O ex-ministro disse ainda não ter tido acesso a uma minuta de decreto que sugeriria a convocação de novas eleições e a prisão de adversários do então presidente Jair Bolsonaro.
— Nunca nem ouvi falar. Estou sob juramento. O presidente da República disse várias vezes na minha presença que jogaria dentro das quatro linhas. Eu não tive intenção de fazê-lo sair das quatro linhas. Não era minha missão convencer o presidente a sair das quatro linhas. Eu não tinha tempo no GSI para ficar zanzando, procurando assunto — afirmou.
O general minimizou ainda a relevância de mensagens de cunho golpista trocadas entre o tenente-coronel Mauro Cid e oficiais do Exército. O depoente classificou como “fofoca” uma mensagem em que o coronel Jean Lawand Júnior comenta com Cid a participação de Augusto Heleno em uma reunião com Bolsonaro no dia 21 de dezembro.
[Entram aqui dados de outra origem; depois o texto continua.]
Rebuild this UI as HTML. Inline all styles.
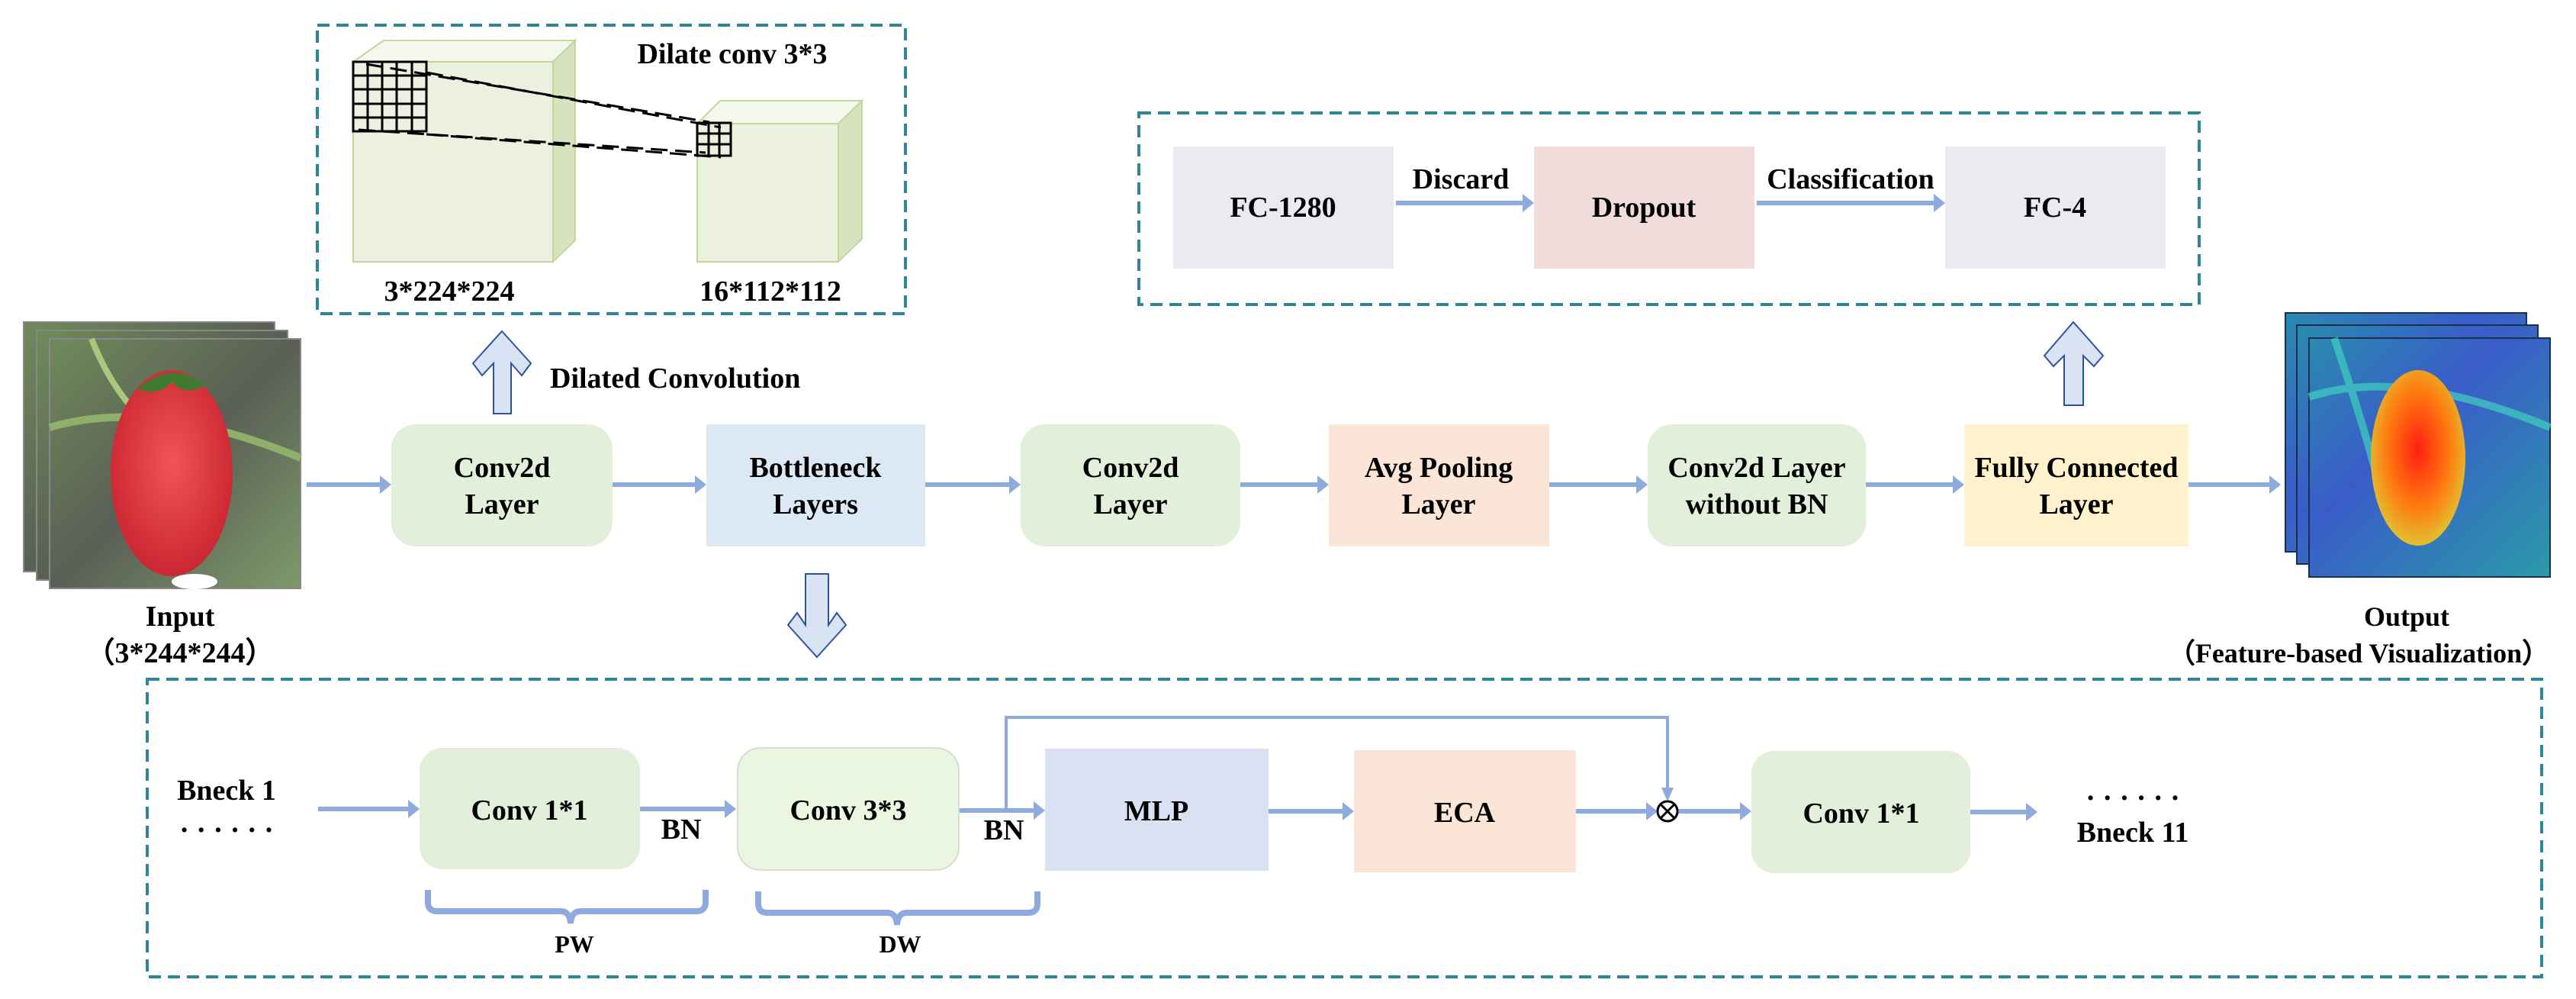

— Aconteceu nos últimos meses uma supervalorização do papel de auxiliares, cujo limite de atuação era muito estreito. Eles trocavam mensagens que não significavam absolutamente nada para o contexto dos chefes militares. É uma bobagem achar que uma conversa com o tenente-coronel Mauro Cid vai arrastar uma multidão de generais para dar um golpe. É um claro desconhecimento de como funciona a hierarquia nas Forças Armadas — afirmou.
Transição
Questionado pela relatora, Augusto Heleno negou que tenha dificultado a transição para que o general Marco Edson Gonçalves Dias — conhecido como GDias — assumisse o comando do GSI a partir de 1º de janeiro. Ele também refutou a hipótese de ter pedido a GDias a permanência no gabinete de oficiais ou servidores oriundos da gestão de Jair Bolsonaro.
— As portas do GSI foram abertas com total transparência. O então ministro do GSI (GDias) teve a liberdade de conversar com quem quisesse, de estabelecer quem ele queria manter ou trocar no GSI. Teve absoluta liberdade de fazer todas as trocas que julgasse necessárias. Nenhuma informação foi negada à nova gestão do GSI. Nada, absolutamente nada ficou sob o tapete — afirmou.